BEGIN Collected material

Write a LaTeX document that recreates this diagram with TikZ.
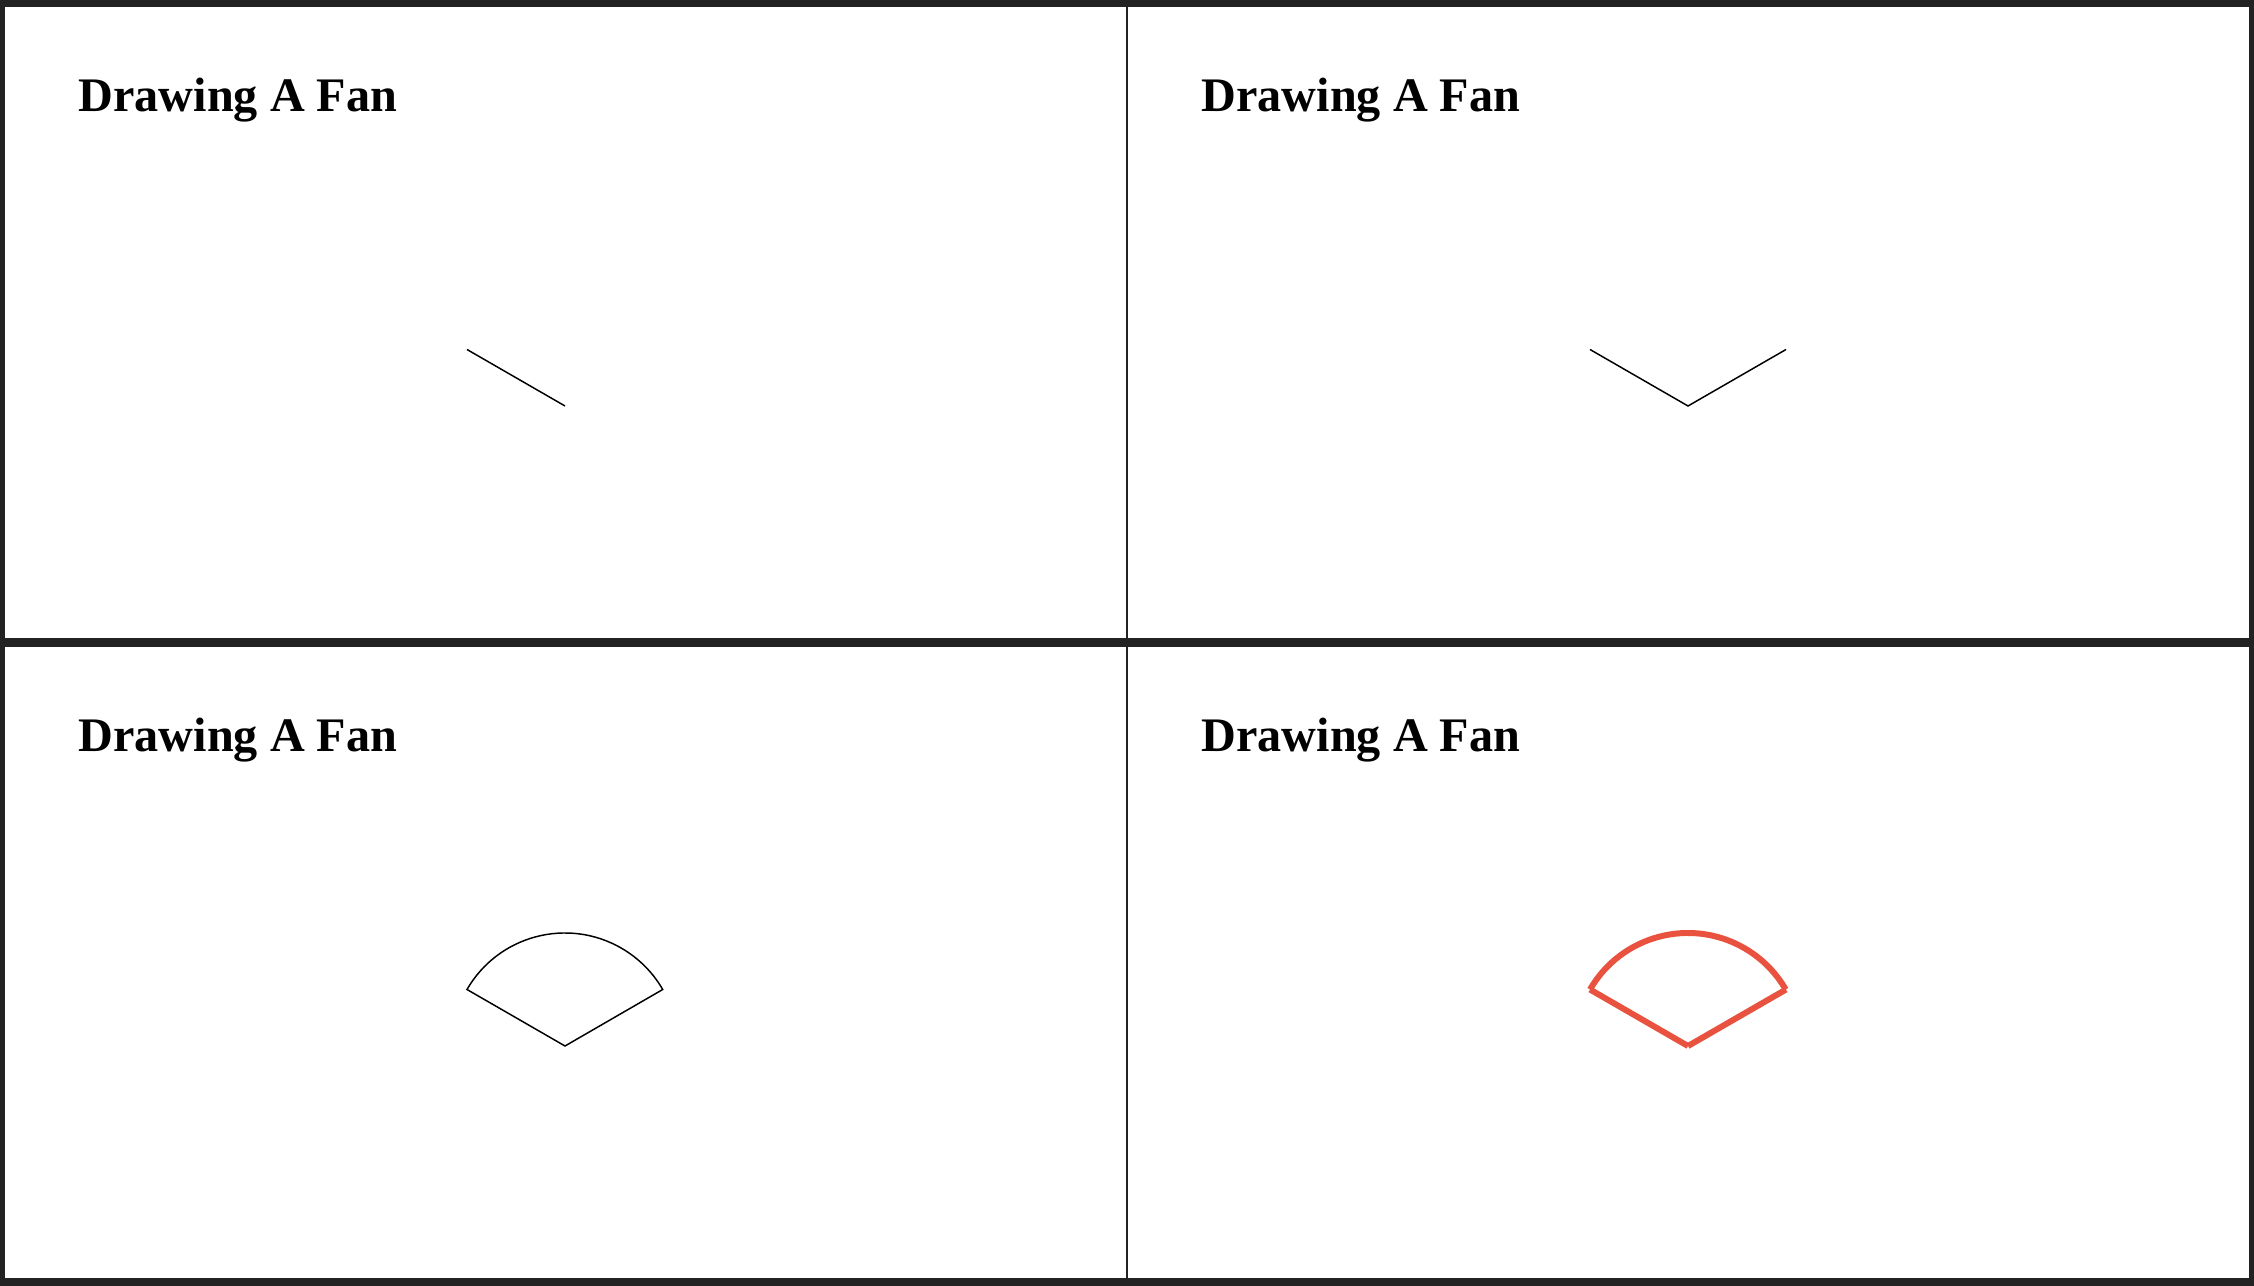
\documentclass[tikz,border=0pt]{standalone}
\usepackage{fontspec}
\setmainfont{Liberation Serif}
\usetikzlibrary{calc}
\definecolor{framegray}{HTML}{222222}
\definecolor{fanred}{HTML}{E8523F}

\begin{document}
\begin{tikzpicture}[x=0.01cm,y=-0.01cm]
\tikzset{
panel/.style={fill=white},
title/.style={anchor=base west,inner sep=0,font=\bfseries\fontsize{13.7}{16}\selectfont},
thin line/.style={draw=black,line width=0.42pt},
red line/.style={draw=fanred,line width=1.7pt}
}

\fill[framegray] (0,0) rectangle (2254,1286);
\foreach \px/\py/\n in {5/7/a,1128/7/b,5/647/c,1128/647/d}{
  \fill[panel] (\px,\py) rectangle ++(1121,631);
  \node[title] (title-\n) at (\px+73,\py+105) {Drawing A Fan};
  \coordinate (apex-\n) at (\px+560,\py+399);
  \coordinate (left-\n) at ($(apex-\n)+(-98,-56.5)$);
  \coordinate (right-\n) at ($(apex-\n)+(98,-56.5)$);
}

% one arm
\draw[thin line] (left-a) -- (apex-a);
% two arms
\draw[thin line] (left-b) -- (apex-b) -- (right-b);
% arms and arc
\draw[thin line] (left-c) arc[start angle=210,end angle=330,radius=113] -- (apex-c) -- cycle;
% the fan in red
\draw[red line] (left-d) -- (apex-d);
\draw[red line] (apex-d) -- (right-d);
\draw[red line] (left-d) arc[start angle=210,end angle=330,radius=113];
\end{tikzpicture}
\end{document}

END Collected material

Exercise requirements:
Repeat the material above in full and exactly, apart from the pictures.

Task solution:
Write a LaTeX document that recreates this diagram with TikZ.
\documentclass[tikz,border=0pt]{standalone}
\usepackage{fontspec}
\setmainfont{Liberation Serif}
\usetikzlibrary{calc}
\definecolor{framegray}{HTML}{222222}
\definecolor{fanred}{HTML}{E8523F}

\begin{document}
\begin{tikzpicture}[x=0.01cm,y=-0.01cm]
\tikzset{
panel/.style={fill=white},
title/.style={anchor=base west,inner sep=0,font=\bfseries\fontsize{13.7}{16}\selectfont},
thin line/.style={draw=black,line width=0.42pt},
red line/.style={draw=fanred,line width=1.7pt}
}

\fill[framegray] (0,0) rectangle (2254,1286);
\foreach \px/\py/\n in {5/7/a,1128/7/b,5/647/c,1128/647/d}{
  \fill[panel] (\px,\py) rectangle ++(1121,631);
  \node[title] (title-\n) at (\px+73,\py+105) {Drawing A Fan};
  \coordinate (apex-\n) at (\px+560,\py+399);
  \coordinate (left-\n) at ($(apex-\n)+(-98,-56.5)$);
  \coordinate (right-\n) at ($(apex-\n)+(98,-56.5)$);
}

% one arm
\draw[thin line] (left-a) -- (apex-a);
% two arms
\draw[thin line] (left-b) -- (apex-b) -- (right-b);
% arms and arc
\draw[thin line] (left-c) arc[start angle=210,end angle=330,radius=113] -- (apex-c) -- cycle;
% the fan in red
\draw[red line] (left-d) -- (apex-d);
\draw[red line] (apex-d) -- (right-d);
\draw[red line] (left-d) arc[start angle=210,end angle=330,radius=113];
\end{tikzpicture}
\end{document}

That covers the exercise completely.